Final two days of HR follow the Europaweg high above Mattertal. Supposed to be highlight, a final flourish, but today I learned the first part has been closed since last summer. Best alternative was to walk up valley to Herbriggen then pitch straight up mountainside to join Europaweg — 4.5 hours of ridiculously steep terrain, so positively vertical that only way it could possibly be tolerated was by knowing it was last of trip.

Once up, views to die for. Matterhorn remained shy behind the Mettelhorn but rest of valley impressive enough without it. Roar of melting glaciers and swoop of paragliders added to ambience. Struggled to admire view while watching my step on highly-exposed and narrow path. Ropes and chains offered protection in places, and rockfall areas signed: ‘Please cross the danger area quickly’. G catches me checking route and is furious. “I’m concentrating for my life here and you’re strolling along reading a book!” 

Final night in splendid Europahütte — balcony view better than most expensive Vaucluse mansions. Sat and watched sky fade from orange to pink to cyan and warmed ourselves in the glow of tomorrow’s achievement.


Left 7am, eager to reach fancy hotel at end, a reward to ourselves. Toiled along Europaweg, Zermatt slowly revealing itself as large yet beautiful car-free conurbation of multi-storey chalets pooled between soaring peaks of Monte Rosa massif. Today’s path even sketchier than yesterday’s, including a tunnel blasted through the mountainside, sections of concrete roof designed to protect track from rockfall (with several areas already irreparably smashed), then the highlight — world’s longest foot suspension bridge, 494m, hung like a saggy washing line across the Grabengufer Ravine. It’s only two years old; previous structure wiped out by landslide. Didn’t tell Gerda.

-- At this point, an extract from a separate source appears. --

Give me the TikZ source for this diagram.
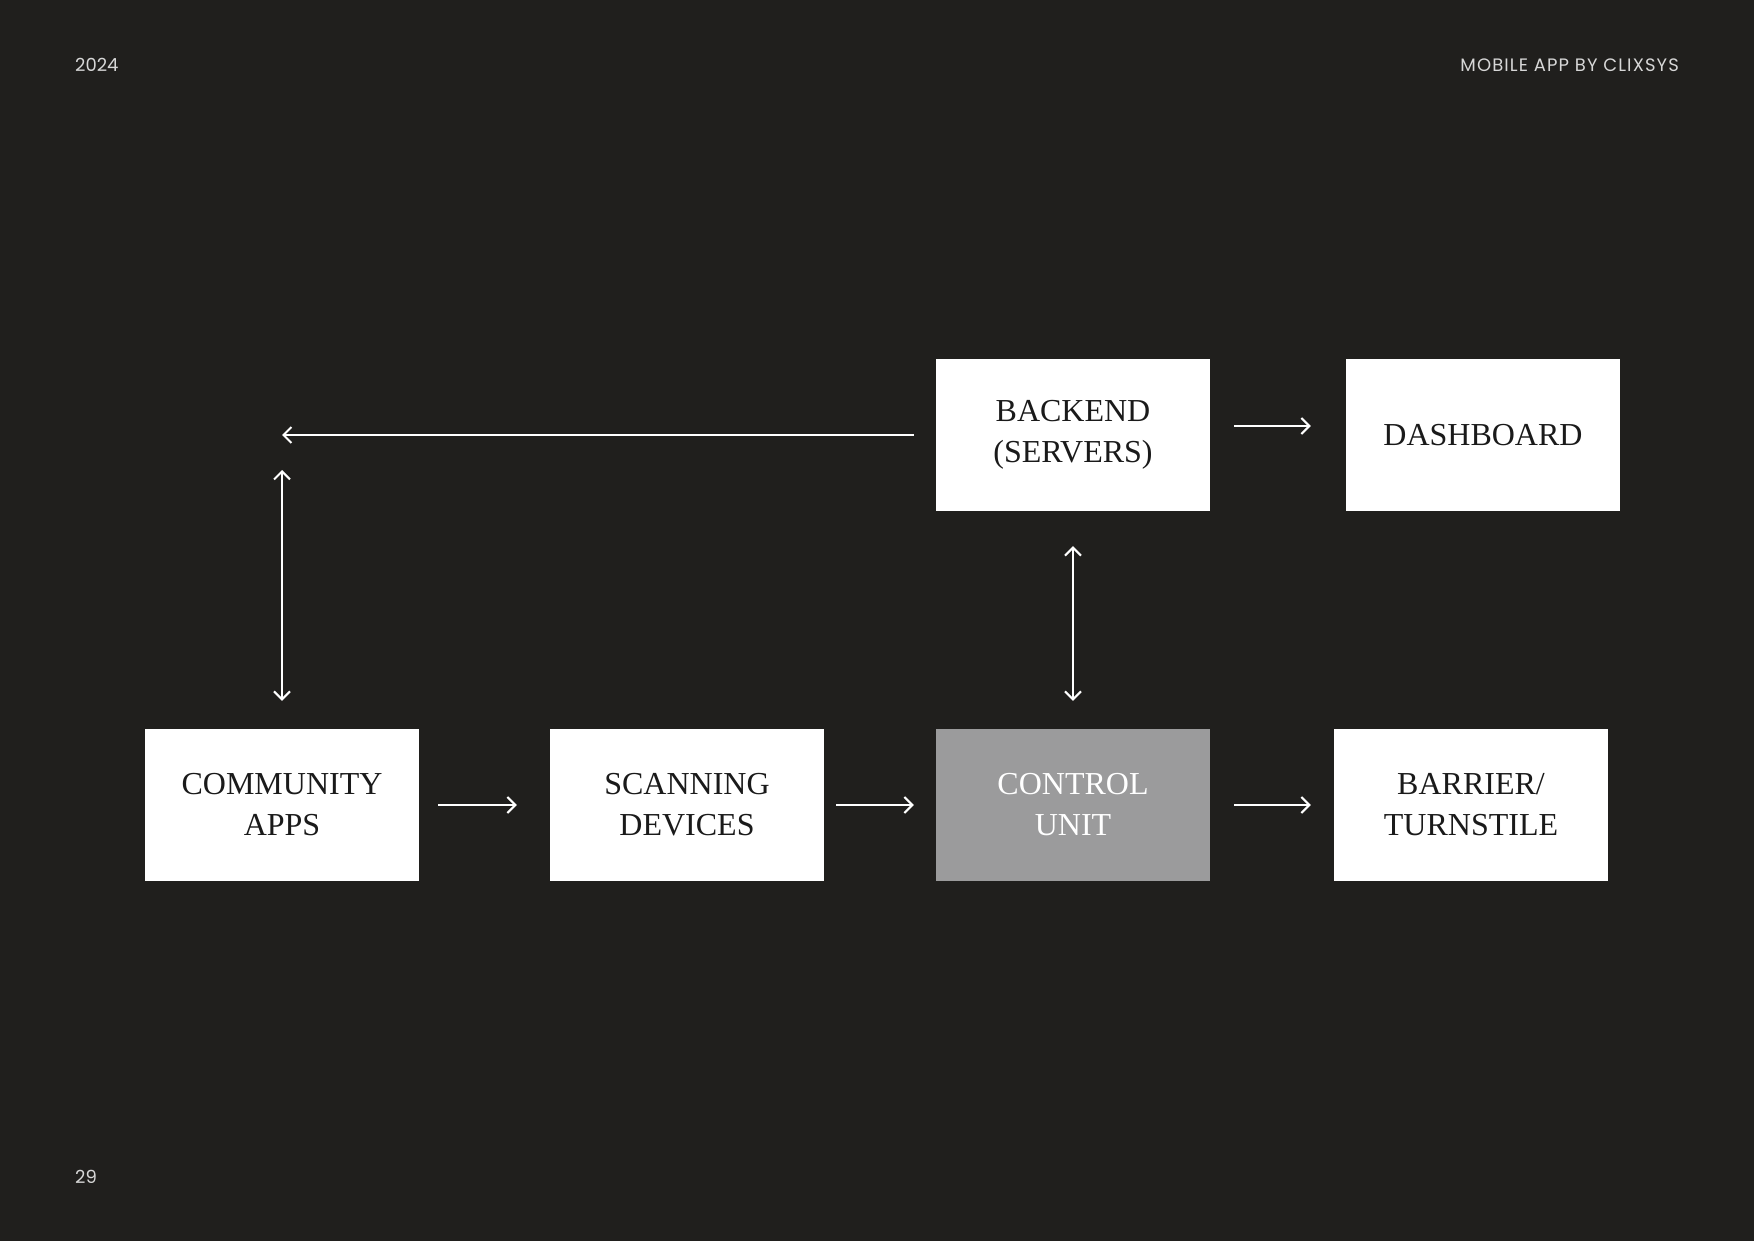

Shortly afterwards heard a ‘whump’ noise and looked back to find her face down in dirt. Unharmed save a scraped knee, but I’m surprised she hadn’t made some sort of sound on her way down. “If you happen to fall off a cliff,” I told her, “please scream or something so I don’t look back five minutes later to find you’ve disappeared forever.”

Wonderful day to finish. Tackling final descent into town, reflected on last 11 days. 180km, 101 hours, at an average speed of 1.78km per hour. Hardest trek I’ve ever undertaken? Maybe. Worth every second of struggle? Definitely. Glad it was over? Loved every minute, but hell yes.